Sequence of the Most Informative Joints (SMIJ): A new representation for human skeletal action recognition

Much of the existing work on action recognition combines simple features (e.g., joint angle trajectories, optical flow, spatio-temporal video features) with somewhat complex classifiers or dynamical models (e.g., kernel SVMs, HMMs, LDSs, deep belief networks). Although successful, these approaches represent an action with a set of parameters that usually do not have any physical meaning. As a consequence, such approaches do not provide any qualitative insight that relates an action to the actual motion of the body or its parts. For example, it is not necessarily the case that clapping can be correlated to hand motion or that walking can be correlated to a specific combination of motions from the feet, arms and body. In this paper, we propose a new representation of human actions called Sequence of the Most Informative Joints (SMIJ), which is extremely easy to interpret.

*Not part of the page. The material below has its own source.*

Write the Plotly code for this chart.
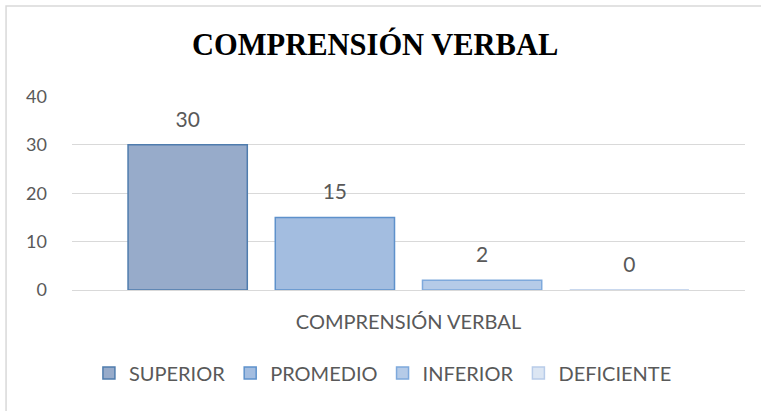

At each time instant, we automatically select a few skeletal joints that are deemed to be the most informative for performing the current action. The selection of joints is based on highly interpretable measures such as the mean or variance of joint angles, maximum angular velocity of joints, etc. We then represent an action as a sequence of these most informative joints. Our experiments on multiple databases show that the proposed representation is very discriminative for the task of human action recognition and performs better than several state-of-the-art algorithms.